= PROBLEM STATEMENT =
Only the lines from the one with "Clone this chart" through the one with "ctx.textAlign = 'left';", inclusive, should be echoed exactly; pictures are left out.

(Entries with chart source code)

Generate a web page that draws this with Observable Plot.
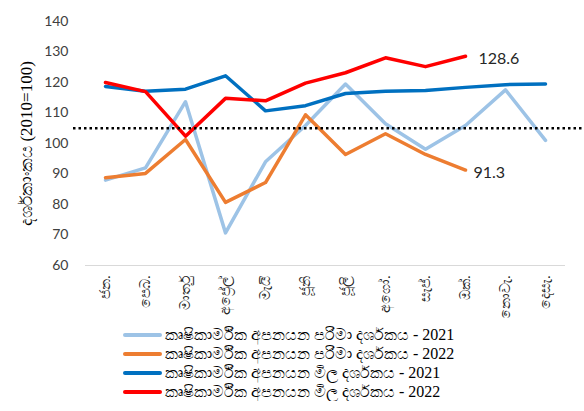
<!DOCTYPE html>
<html>
<head>
<meta charset="utf-8">
<script src="https://cdn.jsdelivr.net/npm/d3@7"></script>
<script src="https://cdn.jsdelivr.net/npm/@observablehq/plot@0.6"></script>
<style>
  body { margin: 0; background: #fff; font-family: "Noto Sans", sans-serif; }
  #legend { margin-left: 123px; margin-top: 7px; font-family: "Liberation Serif", serif; font-size: 16px; color: #000; }
  .row { display: flex; align-items: center; height: 19px; }
  .sw { width: 39px; height: 4px; border-radius: 2px; margin-right: 3px; }
  g[aria-label="y-axis label"] text { font-family: "Liberation Serif", serif; font-size: 17px; fill: #000; }
</style>
</head>
<body>
<div id="chart"></div>
<div id="legend"></div>
<script>
const months = ["ජන.", "පෙබ.", "මාර්තු", "අප්‍රේල්", "මැයි", "ජූනි", "ජූලි", "අගෝ.", "සැප්.", "ඔක්.", "නොවැ.", "දෙසැ."];
const seriesNames = [
  "කෘෂිකාර්මික අපනයන පරිමා දර්ශකය - 2021",
  "කෘෂිකාර්මික අපනයන පරිමා දර්ශකය - 2022",
  "කෘෂිකාර්මික අපනයන මිල දර්ශකය - 2021",
  "කෘෂිකාර්මික අපනයන මිල දර්ශකය - 2022"
];
const seriesColors = ["#9DC3E6", "#ED7D31", "#0070C0", "#FF0000"];
const volume2021 = [88.0, 92.0, 113.7, 70.7, 94.0, 105.9, 119.5, 106.5, 98.1, 105.9, 117.6, 101.0];
const volume2022 = [88.8, 90.2, 101.3, 80.7, 87.2, 109.4, 96.4, 103.2, 96.4, 91.3];
const price2021 = [118.7, 117.1, 117.8, 122.2, 110.7, 112.4, 116.4, 117.1, 117.4, 118.4, 119.3, 119.5];
const price2022 = [120.0, 117.0, 102.4, 114.8, 114.0, 119.8, 123.2, 128.1, 125.2, 128.6];
const yTicks = [60, 70, 80, 90, 100, 110, 120, 130, 140];
const referenceLevel = 105;
const yTitle = "දර්ශකාංකය (2010=100)";

const allSeries = [volume2021, volume2022, price2021, price2022];
const rows = [];
allSeries.forEach((vals, si) => vals.forEach((v, i) => rows.push({series: seriesNames[si], month: months[i], value: v})));
const endLabels = [
  {series: seriesNames[3], month: months[price2022.length - 1], value: price2022[price2022.length - 1]},
  {series: seriesNames[1], month: months[volume2022.length - 1], value: volume2022[volume2022.length - 1]}
];

const plot = Plot.plot({
  width: 584,
  height: 318,
  marginLeft: 85,
  marginRight: 19,
  marginTop: 21,
  marginBottom: 53,
  style: {fontFamily: "Lato, sans-serif", background: "#fff"},
  x: {type: "point", domain: months, padding: 0.5},
  y: {domain: [60, 140], ticks: yTicks},
  color: {domain: seriesNames, range: seriesColors},
  marks: [
    Plot.ruleY([60], {stroke: "#d9d9d9", strokeWidth: 1}),
    Plot.axisY({ticks: yTicks, tickSize: 0, tickPadding: 17, fontSize: 14, fill: "#404040",
      label: yTitle, labelAnchor: "center", labelArrow: "none", labelOffset: 66}),
    Plot.axisX({tickSize: 0, tickRotate: -90, tickPadding: 10, fontSize: 14, fill: "#222", label: null}),
    Plot.line(rows, {x: "month", y: "value", z: "series", stroke: "series", strokeWidth: 3.5, strokeLinecap: "round", strokeLinejoin: "round"}),
    Plot.ruleY([referenceLevel], {stroke: "#000", strokeWidth: 2.5, strokeDasharray: "2.5 3", insetLeft: -12, insetRight: -19}),
    Plot.text(endLabels.slice(0, 1), {x: "month", y: "value", text: d => d.value.toFixed(1), dx: 13, dy: 3, textAnchor: "start", fontSize: 16, fill: "#262626"}),
    Plot.text(endLabels.slice(1), {x: "month", y: "value", text: d => d.value.toFixed(1), dx: 8, dy: 3, textAnchor: "start", fontSize: 16, fill: "#262626"})
  ]
});
document.getElementById("chart").appendChild(plot);

const legend = document.getElementById("legend");
seriesNames.forEach((name, i) => {
  const row = document.createElement("div");
  row.className = "row";
  const sw = document.createElement("span");
  sw.className = "sw";
  sw.style.background = seriesColors[i];
  const t = document.createElement("span");
  t.textContent = name;
  row.appendChild(sw);
  row.appendChild(t);
  legend.appendChild(row);
});
</script>
</body>
</html>
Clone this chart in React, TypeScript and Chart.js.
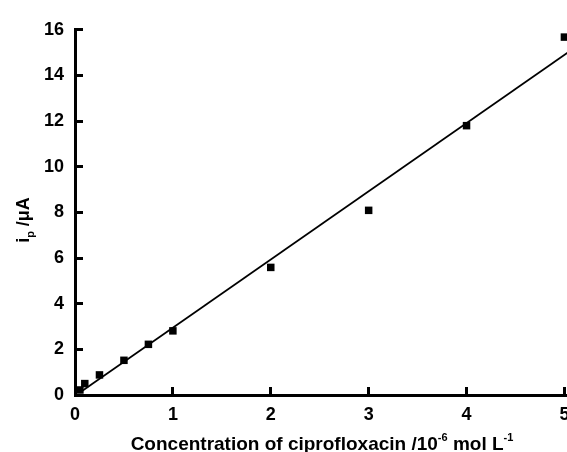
import React, { useEffect, useRef } from 'react';
import { Chart, registerables } from 'chart.js';

Chart.register(...registerables);

// Data
const CONC = [0.05, 0.1, 0.25, 0.5, 0.75, 1, 2, 3, 4, 5];
const CURRENT = [0.22, 0.5, 0.88, 1.52, 2.22, 2.81, 5.59, 8.09, 11.8, 15.68];
const FIT_X = [0.05, 5.2];
const FIT_Y = [0.11, 15.5];
const X_TICKS = [0, 1, 2, 3, 4, 5];
const Y_TICKS = [0, 2, 4, 6, 8, 10, 12, 14, 16];

const FAMILY = '"Liberation Sans", Arial, Helvetica, sans-serif';

const titlePlugin = {
  id: 'sketchTitles',
  afterDraw(chart: any) {
    const ctx: CanvasRenderingContext2D = chart.ctx;
    ctx.save();
    ctx.fillStyle = '#000';
    ctx.textBaseline = 'alphabetic';
    ctx.textAlign = 'left';

    // X axis title with superscripts
    const big = `bold 19px ${FAMILY}`;
    const small = `bold 11px ${FAMILY}`;
    const xRuns = [
      { t: 'Concentration of ciprofloxacin /10', s: 0 },
      { t: '-6', s: 1 },
      { t: ' mol L', s: 0 },
      { t: '-1', s: 1 },
    ];
    let total = 0;
    for (const r of xRuns) {
      ctx.font = r.s ? small : big;
      total += ctx.measureText(r.t).width;
    }
    let x = 322 - total / 2;
    const base = 450;
    for (const r of xRuns) {
      ctx.font = r.s ? small : big;
      ctx.fillText(r.t, x, r.s ? base - 9 : base);
      x += ctx.measureText(r.t).width;
    }

    // Y axis title (rotated) with subscript
    const yBig = `bold 18px ${FAMILY}`;
    const ySmall = `bold 11px ${FAMILY}`;
    const yRuns = [
      { t: 'i', s: 0 },
      { t: 'p', s: 1 },
      { t: ' /\u03bcA', s: 0 },
    ];
    ctx.translate(29, 220);
    ctx.rotate(-Math.PI / 2);
    total = 0;
    for (const r of yRuns) {
      ctx.font = r.s ? ySmall : yBig;
      total += ctx.measureText(r.t).width;
    }
    x = -total / 2;
    for (const r of yRuns) {
      ctx.font = r.s ? ySmall : yBig;
      ctx.fillText(r.t, x, r.s ? 5 : 0);
      x += ctx.measureText(r.t).width;
    }
    ctx.restore();
  },
};

export default function App() {
  const ref = useRef<HTMLCanvasElement>(null);

  useEffect(() => {
    if (!ref.current) return;
    Chart.defaults.font.family = FAMILY;
    const tickFont = { size: 18, weight: 'bold' as const, family: FAMILY };
    const chart = new Chart(ref.current, {
      type: 'scatter',
      data: {
        datasets: [
          {
            type: 'line',
            label: 'fit',
            data: FIT_X.map((v, i) => ({ x: v, y: FIT_Y[i] })),
            borderColor: '#000',
            borderWidth: 1.7,
            pointRadius: 0,
            fill: false,
            clip: false as any,
          },
          {
            type: 'scatter',
            label: 'ip',
            data: CONC.map((v, i) => ({ x: v, y: CURRENT[i] })),
            pointStyle: 'rect',
            pointRadius: 5.3,
            pointBorderWidth: 0,
            backgroundColor: '#000',
            borderColor: '#000',
            clip: false as any,
          },
        ],
      },
      options: {
        animation: false,
        responsive: false,
        devicePixelRatio: 1,
        layout: { padding: { top: 24, right: 16, left: 0, bottom: 0 } },
        plugins: {
          legend: { display: false },
          tooltip: { enabled: false },
        },
        scales: {
          x: {
            type: 'linear',
            min: 0,
            max: 5.2,
            afterBuildTicks: (s: any) => {
              s.ticks = X_TICKS.map((v) => ({ value: v }));
            },
            afterFit: (s: any) => {
              s.height = 57;
            },
            grid: {
              drawOnChartArea: false,
              drawTicks: true,
              tickLength: -8,
              tickWidth: 3,
              color: '#000',
            },
            border: { color: '#000', width: 3 },
            ticks: {
              color: '#000',
              font: tickFont,
              padding: 17,
              maxRotation: 0,
              autoSkip: false,
            },
          },
          y: {
            type: 'linear',
            min: 0,
            max: 16,
            afterBuildTicks: (s: any) => {
              s.ticks = Y_TICKS.map((v) => ({ value: v }));
            },
            afterFit: (s: any) => {
              s.width = 75;
            },
            grid: {
              drawOnChartArea: false,
              drawTicks: true,
              tickLength: -8,
              tickWidth: 3,
              color: '#000',
            },
            border: { color: '#000', width: 3 },
            ticks: {
              color: '#000',
              font: tickFont,
              padding: 19,
              autoSkip: false,
            },
          },
        },
      },
      plugins: [titlePlugin],
    } as any);
    return () => chart.destroy();
  }, []);

  return (
    <div
      style={{
        position: 'fixed',
        left: 0,
        top: 0,
        width: 567,
        height: 452,
        overflow: 'hidden',
        background: '#fff',
      }}
    >
      <canvas ref={ref} width={600} height={452} style={{ display: 'block' }} />
    </div>
  );
}
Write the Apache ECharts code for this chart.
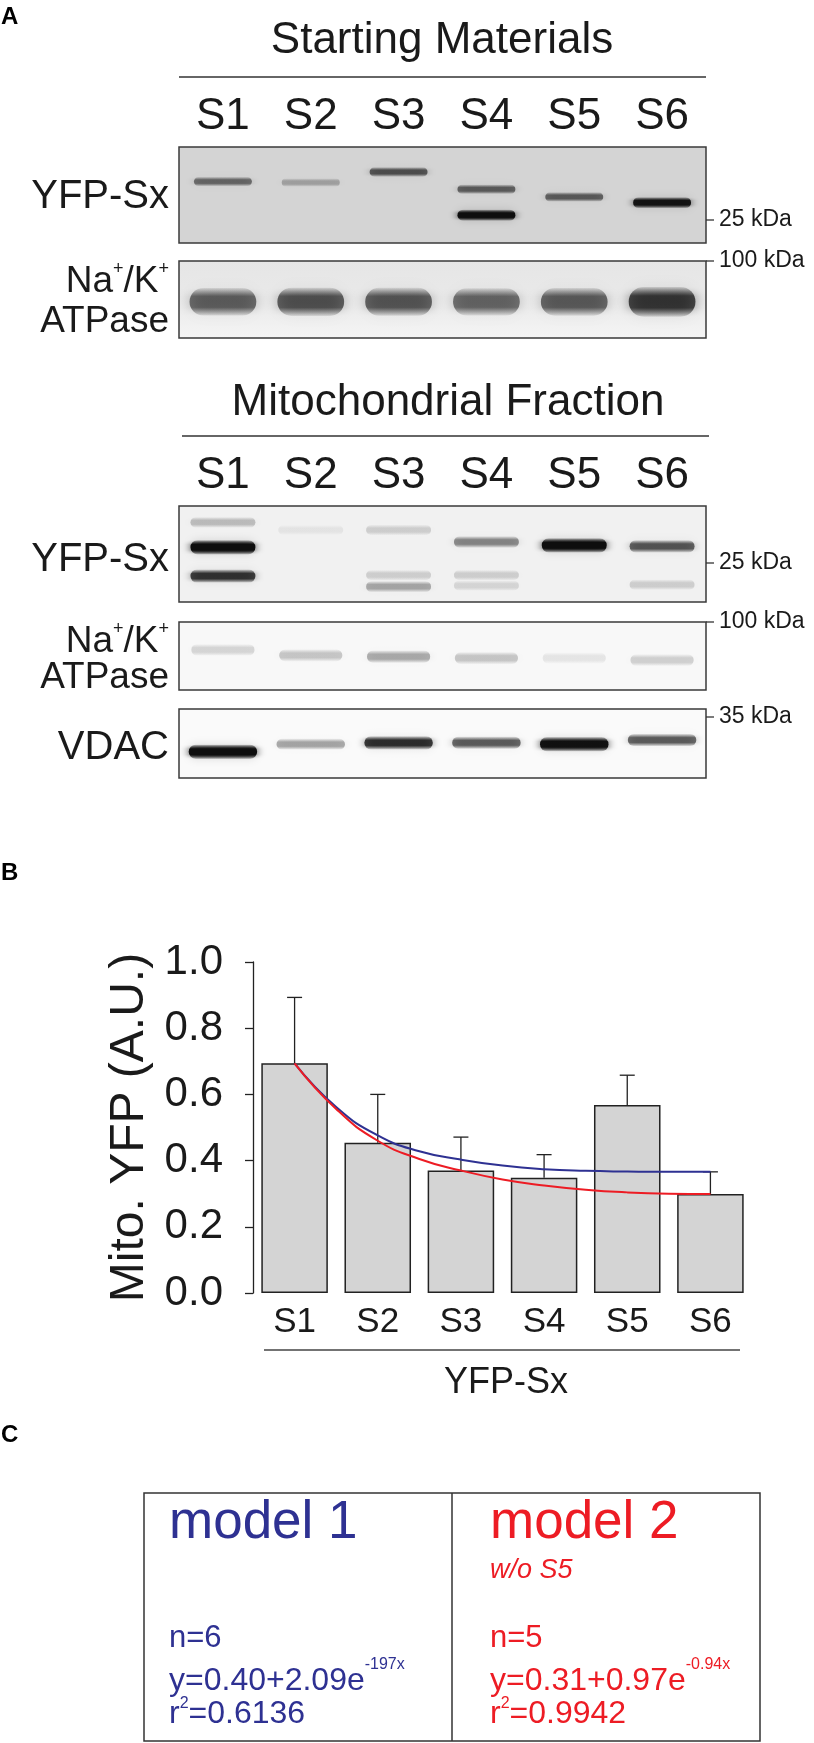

= EXERCISE SOLUTION =
Clone this chart in React, TypeScript and Chart.js.
import React, { useEffect, useRef } from 'react';
import { Chart, registerables } from 'chart.js';

Chart.register(...registerables);

// Data
const CONC = [0.05, 0.1, 0.25, 0.5, 0.75, 1, 2, 3, 4, 5];
const CURRENT = [0.22, 0.5, 0.88, 1.52, 2.22, 2.81, 5.59, 8.09, 11.8, 15.68];
const FIT_X = [0.05, 5.2];
const FIT_Y = [0.11, 15.5];
const X_TICKS = [0, 1, 2, 3, 4, 5];
const Y_TICKS = [0, 2, 4, 6, 8, 10, 12, 14, 16];

const FAMILY = '"Liberation Sans", Arial, Helvetica, sans-serif';

const titlePlugin = {
  id: 'sketchTitles',
  afterDraw(chart: any) {
    const ctx: CanvasRenderingContext2D = chart.ctx;
    ctx.save();
    ctx.fillStyle = '#000';
    ctx.textBaseline = 'alphabetic';
    ctx.textAlign = 'left';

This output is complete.